Back in 2016, intuitively sensing the eventual demise of this hotel, as part of an exhibition I did at La Tallera (a contemporary art space in Cuernavaca that used to be Siqueiros’ studio), I created an installation piece there that consisted in recreating a room from the Hotel Jacarandas (in fact we asked the hotel to let us borrow/rent a few items from its mid-century furniture).
Art making sometimes functions as an instinctive, restorative impulse in response to death: it becomes an auxiliary force to seek to recover, in some way, symbolically or otherwise, something that we feel we have lost.

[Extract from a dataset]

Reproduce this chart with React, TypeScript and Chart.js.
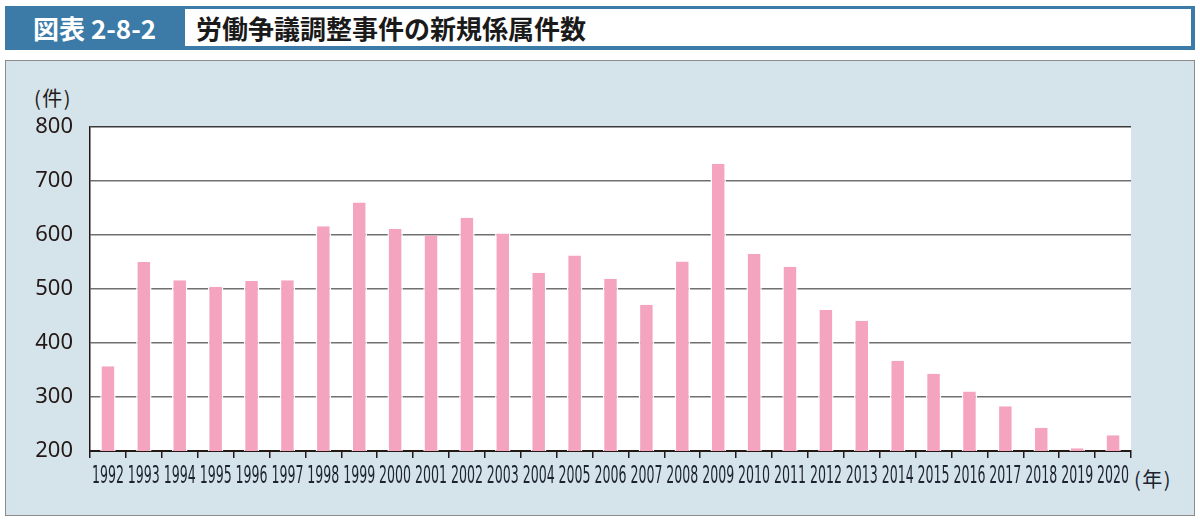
import React, { useEffect, useRef } from "react";
import { Chart, registerables } from "chart.js";

Chart.register(...registerables);

const years = [
  "1992", "1993", "1994", "1995", "1996", "1997", "1998", "1999", "2000", "2001",
  "2002", "2003", "2004", "2005", "2006", "2007", "2008", "2009", "2010", "2011",
  "2012", "2013", "2014", "2015", "2016", "2017", "2018", "2019", "2020",
];
const newCases = [
  357, 550, 516, 504, 515, 516, 616, 660, 611, 599,
  632, 603, 530, 562, 519, 471, 551, 732, 565, 541,
  461, 441, 367, 343, 310, 283, 243, 205, 229,
];
const yMin = 200;
const yMax = 800;
const yStep = 100;

const TEXT = "#231815";
const XTEXT = "#1c2230";
const CJK = "'Noto Sans CJK JP', 'Noto Sans', sans-serif";

const plotBgPlugin = {
  id: "plotBg",
  beforeDraw(chart: any) {
    const { ctx, chartArea } = chart;
    ctx.save();
    ctx.fillStyle = "#ffffff";
    ctx.fillRect(chartArea.left, chartArea.top, chartArea.right - chartArea.left, chartArea.bottom - chartArea.top);
    ctx.restore();
  },
};

const xLabelPlugin = {
  id: "xLabels",
  afterDraw(chart: any) {
    const { ctx, chartArea } = chart;
    const xs = chart.scales.x;
    const labels = chart.data.labels as string[];
    ctx.save();
    ctx.fillStyle = XTEXT;
    ctx.font = "24px 'Liberation Sans Narrow', 'DejaVu Sans Condensed', 'Roboto', sans-serif";
    ctx.textAlign = "center";
    ctx.textBaseline = "middle";
    labels.forEach((lab, i) => {
      const x = xs.getPixelForTick(i);
      const w = ctx.measureText(lab).width || 32;
      const sx = Math.min(1, 32 / w);
      ctx.save();
      ctx.translate(x, chartArea.bottom + 26);
      ctx.scale(sx, 1);
      ctx.fillText(lab, 0, 0);
      ctx.restore();
    });
    ctx.restore();
  },
};

function BarChart() {
  const ref = useRef<HTMLCanvasElement | null>(null);
  useEffect(() => {
    if (!ref.current) return;
    const chart = new Chart(ref.current, {
      type: "bar",
      data: {
        labels: years,
        datasets: [
          {
            data: newCases,
            backgroundColor: "#f5a4c0",
            borderColor: "#ffffff",
            borderWidth: { left: 1.5, right: 1.5, top: 0, bottom: 0 },
            borderSkipped: "bottom",
            barPercentage: 0.43,
            categoryPercentage: 1,
          },
        ],
      },
      options: {
        responsive: false,
        animation: false,
        events: [],
        layout: { padding: { top: 127, right: 69, left: 0, bottom: 0 } },
        plugins: { legend: { display: false }, tooltip: { enabled: false }, title: { display: false } },
        scales: {
          x: {
            offset: true,
            afterFit(scale: any) {
              scale.height = 71;
            },
            grid: {
              display: true,
              drawOnChartArea: false,
              drawTicks: true,
              tickLength: 7,
              color: TEXT,
              lineWidth: 1.5,
              offset: true,
            },
            border: { display: true, color: TEXT, width: 2 },
            ticks: { display: false },
          },
          y: {
            min: yMin,
            max: yMax,
            afterFit(scale: any) {
              scale.width = 90;
            },
            grid: {
              drawTicks: false,
              color: (c: any) => (c.tick && c.tick.value === yMax ? "#3a3a3a" : "#707070"),
              lineWidth: 1.5,
            },
            border: { display: true, color: TEXT, width: 1.5 },
            ticks: {
              stepSize: yStep,
              padding: 17,
              color: TEXT,
              font: { family: "'Noto Sans', 'Open Sans', sans-serif", size: 22 },
            },
          },
        },
      },
      plugins: [plotBgPlugin, xLabelPlugin],
    });
    return () => chart.destroy();
  }, []);
  return (
    <canvas
      ref={ref}
      width={1200}
      height={522}
      style={{ position: "absolute", left: 0, top: 0, width: 1200, height: 522 }}
    />
  );
}

export default function App() {
  return (
    <div
      style={{
        position: "absolute",
        left: 0,
        top: 0,
        width: 1200,
        height: 522,
        background: "#ffffff",
        fontFamily: CJK,
        overflow: "hidden",
      }}
    >
      <div
        style={{
          position: "absolute",
          left: 5,
          top: 6,
          width: 1190,
          height: 44,
          background: "#3c7ba7",
        }}
      />
      <div
        style={{
          position: "absolute",
          left: 185,
          top: 9,
          width: 1006,
          height: 37,
          background: "#ffffff",
        }}
      />
      <div
        style={{
          position: "absolute",
          left: 33,
          top: 6,
          height: 44,
          lineHeight: "44px",
          color: "#ffffff",
          fontWeight: 700,
          fontSize: 26,
          whiteSpace: "nowrap",
        }}
      >
        図表 2-8-2
      </div>
      <div
        style={{
          position: "absolute",
          left: 196,
          top: 7,
          height: 42,
          lineHeight: "42px",
          color: "#1a1a1a",
          fontWeight: 700,
          fontSize: 26,
          whiteSpace: "nowrap",
        }}
      >
        労働争議調整事件の新規係属件数
      </div>
      <div
        style={{
          position: "absolute",
          left: 5,
          top: 60,
          width: 1190,
          height: 456,
          background: "#d5e3eb",
          border: "1.5px solid #8a8a8a",
          boxSizing: "border-box",
        }}
      />
      <div
        style={{
          position: "absolute",
          left: 34,
          top: 85,
          fontSize: 20,
          lineHeight: "26px",
          letterSpacing: 1.5,
          color: TEXT,
          whiteSpace: "nowrap",
        }}
      >
        (件)
      </div>
      <div
        style={{
          position: "absolute",
          left: 1134,
          top: 466,
          fontSize: 20,
          lineHeight: "26px",
          letterSpacing: 1.5,
          color: XTEXT,
          whiteSpace: "nowrap",
        }}
      >
        (年)
      </div>
      <BarChart />
    </div>
  );
}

I sign off still trying to reconstruct the images and sensations offered by the word “Jacarandas”: a melding of the distant sounds of children playing in a swimming pool, the faint smell of chlorine mixed with suntan lotion; the texture of colorful towels for rental by the poolside the rumor of washing dishes from the restaurant, the purple Jacaranda flowers and the bushes with miniature apples or manzanitas (Pyracantha coccinea ) that as children we were always warned not to eat because they were supposedly poisonous like Snow White’s apple; the all-enveloping chirping of crickets at night; the outdoor lights of the hotel terraces illuminating the corners of the loci of this, like many other — increasingly accumulating and as we grow older— defunct states of mind.